## TASK DETAILS
Looking through the listing, how many of its lines hold the word "this"? Answer with only the number.

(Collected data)
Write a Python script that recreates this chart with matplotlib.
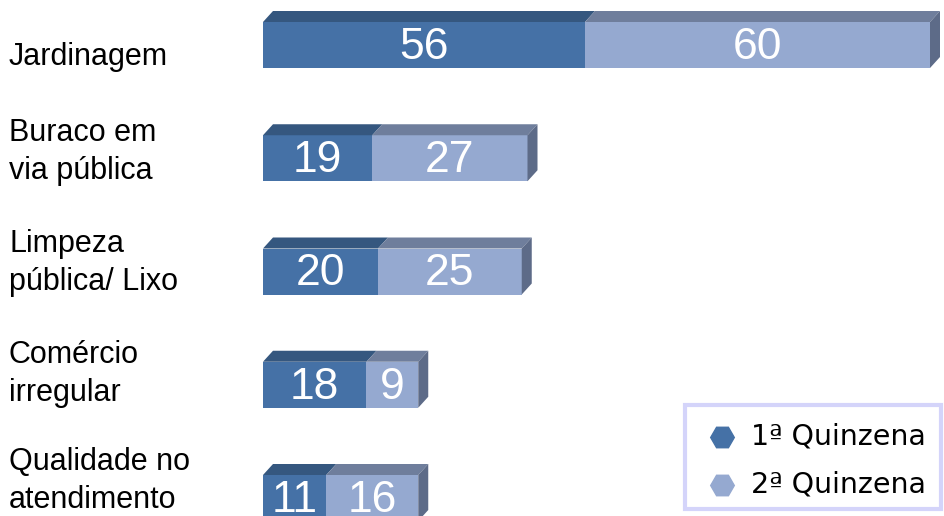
import matplotlib.pyplot as plt
from matplotlib.patches import Polygon, Rectangle
from matplotlib.lines import Line2D

# Data
categories = ["Jardinagem", "Buraco em\nvia pública", "Limpeza\npública/ Lixo",
              "Comércio\nirregular", "Qualidade no\natendimento"]
quinzena1 = [56, 19, 20, 18, 11]
quinzena2 = [60, 27, 25, 9, 16]
series_names = ["1ª Quinzena", "2ª Quinzena"]

# Colours (front, top)
dark_front, dark_top = "#4571a6", "#35577f"
light_front, light_top = "#95a9d0", "#6f7e9c"
side_col = "#5d6b88"

W, H = 945, 516
fig = plt.figure(figsize=(W / 100, H / 100), dpi=100)
plt.rcParams['font.family'] = ['Liberation Sans', 'DejaVu Sans']

# axes: x from pixel 263 to right edge, 5.75 px per unit
px_unit = 5.75
row_px = 113.25
ax = fig.add_axes([263 / W, 0, (W - 263) / W, 1])
ax.set_xlim(0, (W - 263) / px_unit)
ax.set_ylim((H - 45) / row_px, -45 / row_px)
ax.axis("off")

bar_h = 46 / row_px
dx = 10 / px_unit
dy = 11 / row_px

for i, (a, b) in enumerate(zip(quinzena1, quinzena2)):
    ax.barh(i, a, height=bar_h, color=dark_front, zorder=2)
    ax.barh(i, b, left=a, height=bar_h, color=light_front, zorder=2)
    top = i - bar_h / 2
    bot = i + bar_h / 2
    # top faces
    ax.add_patch(Polygon([(0, top), (dx, top - dy), (a + dx, top - dy), (a, top)],
                         closed=True, facecolor=dark_top, edgecolor="none", zorder=2))
    ax.add_patch(Polygon([(a, top), (a + dx, top - dy), (a + b + dx, top - dy), (a + b, top)],
                         closed=True, facecolor=light_top, edgecolor="none", zorder=2))
    # right side face
    ax.add_patch(Polygon([(a + b, top), (a + b + dx, top - dy), (a + b + dx, bot - dy), (a + b, bot)],
                         closed=True, facecolor=side_col, edgecolor="none", zorder=2))
    ax.text(a / 2, i + 0.02, str(a), color="white", fontsize=32,
            ha="center", va="center", zorder=3)
    ax.text(a + b / 2, i + 0.02, str(b), color="white", fontsize=32,
            ha="center", va="center", zorder=3)

# category labels on the left
label_y = [57, 152, 263, 374, 481]
for lab, yp in zip(categories, label_y):
    fig.text(9 / W, 1 - yp / H, lab, fontsize=22, ha="left", va="center",
             linespacing=1.35)

# legend drawn by hand
fig.patches.append(Rectangle((685 / W, 1 - 509 / H), 256 / W, 104 / H,
                             transform=fig.transFigure, facecolor="white",
                             edgecolor="#d4d4fa", linewidth=3))
for name, col, yp in zip(series_names, [dark_front, light_front], [437, 485]):
    fig.lines.append(Line2D([722 / W], [1 - yp / H], marker="H", markersize=17,
                            color=col, linestyle="none", transform=fig.transFigure))
    fig.text(751 / W, 1 - yp / H, name, fontsize=20.5, ha="left", va="center",
             family=["DejaVu Sans"])

fig.savefig("out.png", dpi=100)
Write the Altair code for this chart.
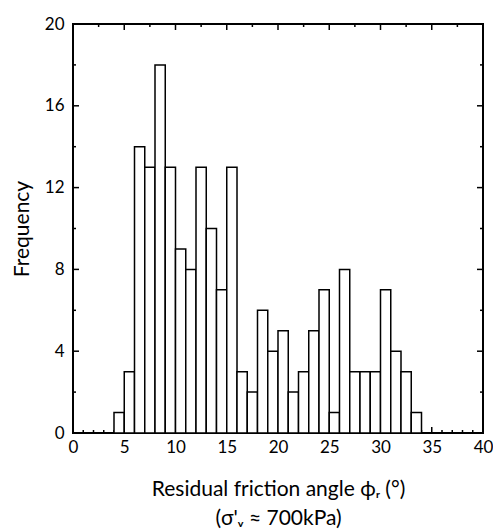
import altair as alt
import pandas as pd

# Histogram bins (width 1 degree) and counts
bin_start = list(range(4, 34))
counts = [1, 3, 14, 13, 18, 13, 9, 8, 13, 10, 7, 13, 3, 2, 6, 4, 5, 2, 3, 5,
          7, 1, 8, 3, 3, 3, 7, 4, 3, 1]

x_labels = [0, 5, 10, 15, 20, 25, 30, 35, 40]
y_labels = [0, 4, 8, 12, 16, 20]

bottom_minor = [v for v in range(1, 40) if v % 5 != 0]
bottom_major = [5, 10, 15, 20, 25, 30, 35]
top_minor = [2.5, 7.5, 12.5, 17.5, 22.5, 27.5, 32.5, 37.5]
top_major = [5, 10, 15, 20, 25, 30, 35]
side_minor = [2, 6, 10, 14, 18]
side_major = [4, 8, 12, 16]

W, H = 410, 409
FONT = "Lato"

bars = pd.DataFrame({"start": bin_start,
                     "end": [b + 1 for b in bin_start],
                     "count": counts,
                     "base": [0] * len(bin_start)})

xs = alt.Scale(domain=[0, 40], nice=False, zero=False)
ys = alt.Scale(domain=[0, 20], nice=False)

x_axis = alt.Axis(values=x_labels, ticks=False, domain=False, grid=False,
                  labelFont=FONT, labelFontSize=17, labelColor="black",
                  labelPadding=6, labelFlush=False,
                  title=["Residual friction angle ϕᵣ (°)", "(σ'ᵥ ≈ 700kPa)"],
                  titleFont=FONT, titleFontSize=21, titleFontWeight="normal",
                  titleColor="black", titlePadding=23, titleLineHeight=29)
y_axis = alt.Axis(values=y_labels, ticks=False, domain=False, grid=False,
                  labelFont=FONT, labelFontSize=17, labelColor="black",
                  labelPadding=9, labelFlush=False,
                  title="Frequency", titleFont=FONT, titleFontSize=21,
                  titleFontWeight="normal", titleColor="black",
                  titlePadding=12)


def xticks(vals, y1, y2):
    return alt.Chart(pd.DataFrame({"v": vals})).mark_rule(
        color="black", strokeWidth=1.5).encode(
        x=alt.X("v:Q", scale=xs), y=alt.value(y1), y2=alt.value(y2))


def yticks(vals, x1, x2):
    return alt.Chart(pd.DataFrame({"v": vals})).mark_rule(
        color="black", strokeWidth=1.5).encode(
        y=alt.Y("v:Q", scale=ys), x=alt.value(x1), x2=alt.value(x2))


ticks = [
    xticks(bottom_minor, H, H - 3),
    xticks(bottom_major, H, H - 6),
    xticks(top_minor, 0, 3),
    xticks(top_major, 0, 6),
    yticks(side_minor, 0, 3),
    yticks(side_major, 0, 6),
    yticks(side_minor, W, W - 3),
    yticks(side_major, W, W - 6),
]

hist = alt.Chart(bars).mark_bar(fill="white", stroke="black",
                                strokeWidth=1.5).encode(
    x=alt.X("start:Q", scale=xs, axis=x_axis),
    x2="end:Q",
    y=alt.Y("count:Q", scale=ys, axis=y_axis),
    y2="base:Q",
)

chart = alt.layer(*ticks, hist).properties(
    width=W, height=H,
    background="white",
    autosize=alt.AutoSizeParams(type="none"),
    padding={"left": 73, "top": 24, "right": 10, "bottom": 99},
).configure_view(stroke="black", strokeWidth=2)

chart.save("out.html", embed_options={"renderer": "svg", "actions": False})
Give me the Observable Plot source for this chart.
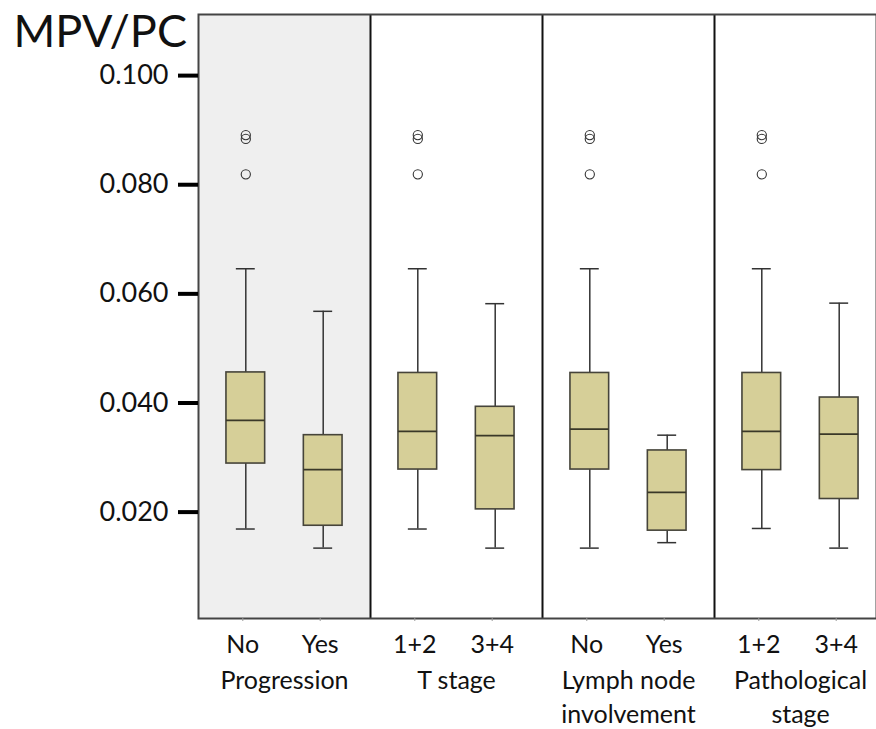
<!DOCTYPE html>
<html><head><meta charset="utf-8">
<script src="https://cdn.jsdelivr.net/npm/d3@7"></script>
<script src="https://cdn.jsdelivr.net/npm/@observablehq/plot@0.6"></script>
<style>
html,body{margin:0;padding:0;background:#fff;}
#chart{width:876px;height:729px;overflow:hidden;}
</style></head><body><div id="chart"></div>
<script>
const title = "MPV/PC";
const groups = ["Progression", "T stage", "Lymph node\ninvolvement", "Pathological\nstage"];
const boxGroup = [0, 0, 1, 1, 2, 2, 3, 3];
const boxSlot = [0, 1, 0, 1, 0, 1, 0, 1];
const categories = ["No", "Yes", "1+2", "3+4", "No", "Yes", "1+2", "3+4"];
const whiskerLow  = [0.0169, 0.0134, 0.0169, 0.0134, 0.0134, 0.0144, 0.0170, 0.0134];
const q1          = [0.0289, 0.0175, 0.0278, 0.0205, 0.0278, 0.0166, 0.0277, 0.0224];
const median      = [0.0368, 0.0278, 0.0348, 0.0340, 0.0352, 0.0236, 0.0348, 0.0343];
const q3          = [0.0456, 0.0341, 0.0455, 0.0393, 0.0455, 0.0313, 0.0455, 0.0410];
const whiskerHigh = [0.0646, 0.0568, 0.0646, 0.0582, 0.0646, 0.0341, 0.0646, 0.0583];
const outlierBox   = [0, 0, 0, 2, 2, 2, 4, 4, 4, 6, 6, 6];
const outlierValue = [0.0891, 0.0884, 0.0819, 0.0891, 0.0884, 0.0819, 0.0891, 0.0884, 0.0819, 0.0891, 0.0884, 0.0819];
const yTicks = [0.020, 0.040, 0.060, 0.080, 0.100];
const yDomain = [0.0005, 0.1112];

const boxHalf = 0.225, capHalf = 0.11;
const center = i => boxGroup[i] * 2 + (boxSlot[i] ? 1.45 : 0.55);
const boxes = categories.map((c, i) => ({
  cx: center(i), cat: c, lo: whiskerLow[i], q1: q1[i], med: median[i], q3: q3[i], hi: whiskerHigh[i]
}));
const outliers = outlierBox.map((b, i) => ({cx: center(b), v: outlierValue[i]}));
const labelOf = new Map(boxes.map(b => [b.cx, b.cat]));
const separators = groups.slice(1).map((_, i) => (i + 1) * 2);

const lineColor = "#333";
const chart = Plot.plot({
  width: 876, height: 729,
  marginTop: 14, marginBottom: 111, marginLeft: 198, marginRight: 0,
  style: {fontFamily: "Lato, 'Open Sans', sans-serif", background: "white", color: "#111", overflow: "hidden"},
  x: {domain: [0, 8], range: [198, 886], axis: null},
  y: {domain: yDomain, axis: null},
  marks: [
    Plot.rect([0], {x1: g => g * 2, x2: g => g * 2 + 2, y1: yDomain[0], y2: yDomain[1], fill: "#efefef"}),
    Plot.ruleX(separators, {stroke: "#111", strokeWidth: 2}),
    Plot.frame({stroke: "#444", strokeWidth: 2}),
    Plot.ruleX(boxes, {x: "cx", y1: "q3", y2: "hi", stroke: lineColor, strokeWidth: 1.5}),
    Plot.ruleX(boxes, {x: "cx", y1: "lo", y2: "q1", stroke: lineColor, strokeWidth: 1.5}),
    Plot.ruleY(boxes, {y: "hi", x1: d => d.cx - capHalf, x2: d => d.cx + capHalf, stroke: lineColor, strokeWidth: 1.5}),
    Plot.ruleY(boxes, {y: "lo", x1: d => d.cx - capHalf, x2: d => d.cx + capHalf, stroke: lineColor, strokeWidth: 1.5}),
    Plot.rect(boxes, {x1: d => d.cx - boxHalf, x2: d => d.cx + boxHalf, y1: "q1", y2: "q3", fill: "#d6cf98", stroke: "#46443a", strokeWidth: 1.6}),
    Plot.ruleY(boxes, {y: "med", x1: d => d.cx - boxHalf, x2: d => d.cx + boxHalf, stroke: "#3a3828", strokeWidth: 1.8}),
    Plot.dot(outliers, {x: "cx", y: "v", r: 4.6, stroke: "#333", strokeWidth: 1.1, fill: "none"}),
    Plot.axisY(yTicks, {anchor: "left", tickFormat: d3.format(".3f"), tickSize: 20, tickPadding: 10, strokeWidth: 4, stroke: "#000", fill: "#111", fontSize: 27, label: null}),
    Plot.axisX(boxes.map(b => b.cx), {anchor: "bottom", tickSize: 3, tickPadding: 14, stroke: "#999", fill: "#111", fontSize: 25, tickFormat: d => labelOf.get(d), dx: -3, label: null}),
    Plot.text(groups, {x: (d, i) => i * 2 + 1, frameAnchor: "bottom", lineAnchor: "top", dy: 46, fontSize: 25, lineHeight: 1.38, fill: "#111"}),
    Plot.text([title], {frameAnchor: "top-left", textAnchor: "start", lineAnchor: "top", dx: -185, dy: 1, fontSize: 45, fill: "#111"})
  ]
});
document.getElementById("chart").appendChild(chart);
</script></body></html>
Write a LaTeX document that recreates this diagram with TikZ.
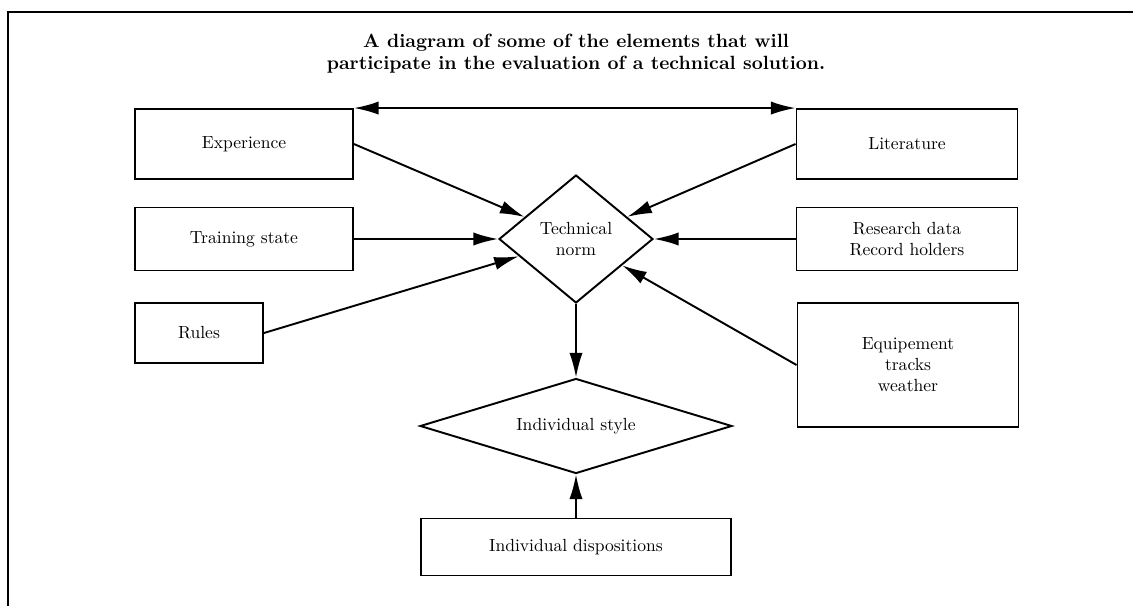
\documentclass[tikz,border=0pt]{standalone}
\usetikzlibrary{shapes.geometric,arrows.meta}

\begin{document}
\begin{tikzpicture}
  [->, >={Latex[length=14pt,width=7.5pt]}, x=0.02cm, y=-0.02cm,
    line width=1.1pt, align=center,
    factor/.style={
      rectangle, draw, inner sep=0pt, font=\normalsize
    },
    judge/.style={
      diamond, draw, inner sep=0pt, aspect=4
    },
  ]
  \useasboundingbox (0,0) rectangle (1133,606);

  % Frame (top and left edges only)
  \draw[-, line width=1.6pt] (1133,12) -- (8,12) -- (8,606);

  \node[font=\fontsize{10.9}{12.6}\selectfont\bfseries] (title) at (576,54)
    {A diagram of some of the elements that will\\
     participate in the evaluation of a technical solution.};

  % Boxes on the left and on the right
  \node[factor, minimum width=4.36cm, minimum height=1.4cm] (exp) at (244,144) {Experience};
  \node[factor, minimum width=4.36cm, minimum height=1.26cm] (train) at (244,239) {Training state};
  \node[factor, minimum width=2.56cm, minimum height=1.2cm] (rules) at (199,333) {Rules};
  \node[factor, minimum width=4.42cm, minimum height=1.4cm] (lit) at (907,144) {Literature};
  \node[factor, minimum width=4.42cm, minimum height=1.26cm] (res) at (907,239) {Research data\\Record holders};
  \node[factor, minimum width=4.42cm, minimum height=2.48cm] (equip) at (908,365) {Equipement\\tracks\\weather};
  \node[factor, minimum width=6.2cm, minimum height=1.14cm] (disp) at (576,547) {Individual dispositions};

  % Diamonds
  \node[judge, aspect=1, minimum width=3.08cm, minimum height=2.56cm] (tn) at (576,239) {Technical\\norm};
  \node[judge, minimum width=6.24cm, minimum height=1.9cm] (is) at (576,426) {Individual style};

  % Edges into the technical norm
  \draw[<->] (exp.north east) -- (lit.north west);
  \path[->]
  (exp.east) edge (tn)
  (train.east) edge (tn.west)
  (rules.east) edge (tn)
  (lit.west) edge (tn)
  (res.west) edge (tn.east)
  (equip.west) edge (tn);

  % Edges into the individual style
  \draw[->] (tn.south) -- (is.north);
  \draw[->] (disp.north) -- (is.south);
\end{tikzpicture}
\end{document}
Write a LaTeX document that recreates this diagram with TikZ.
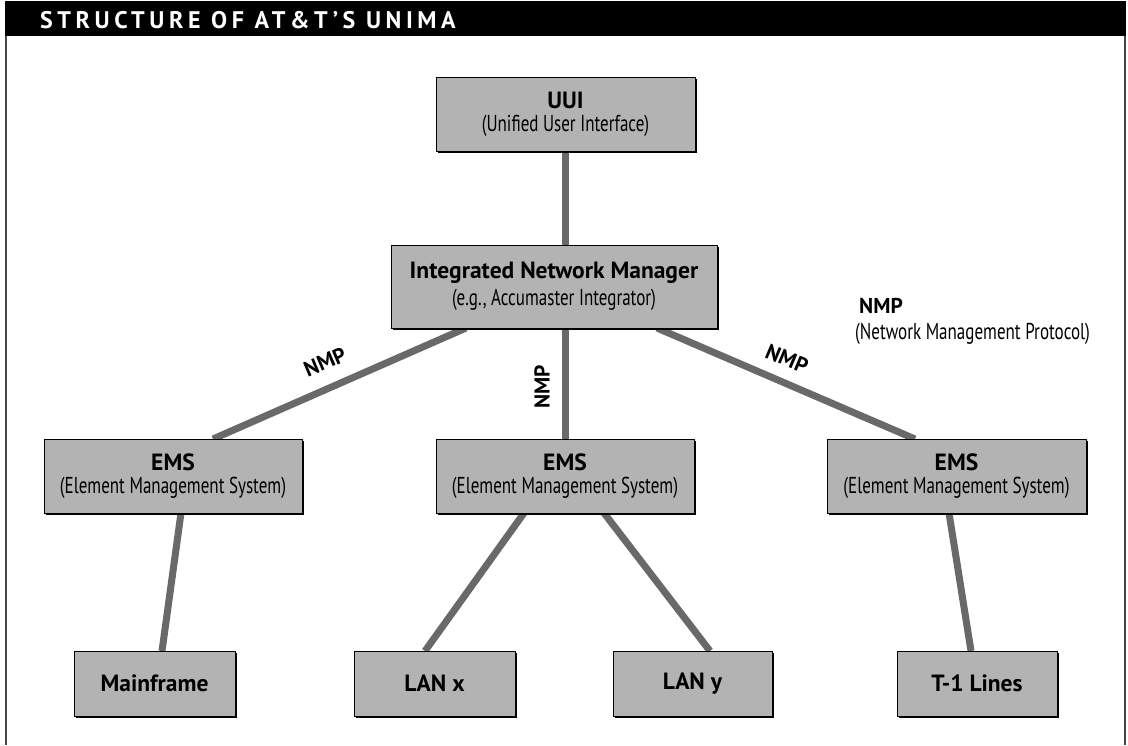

## RESPONSE
5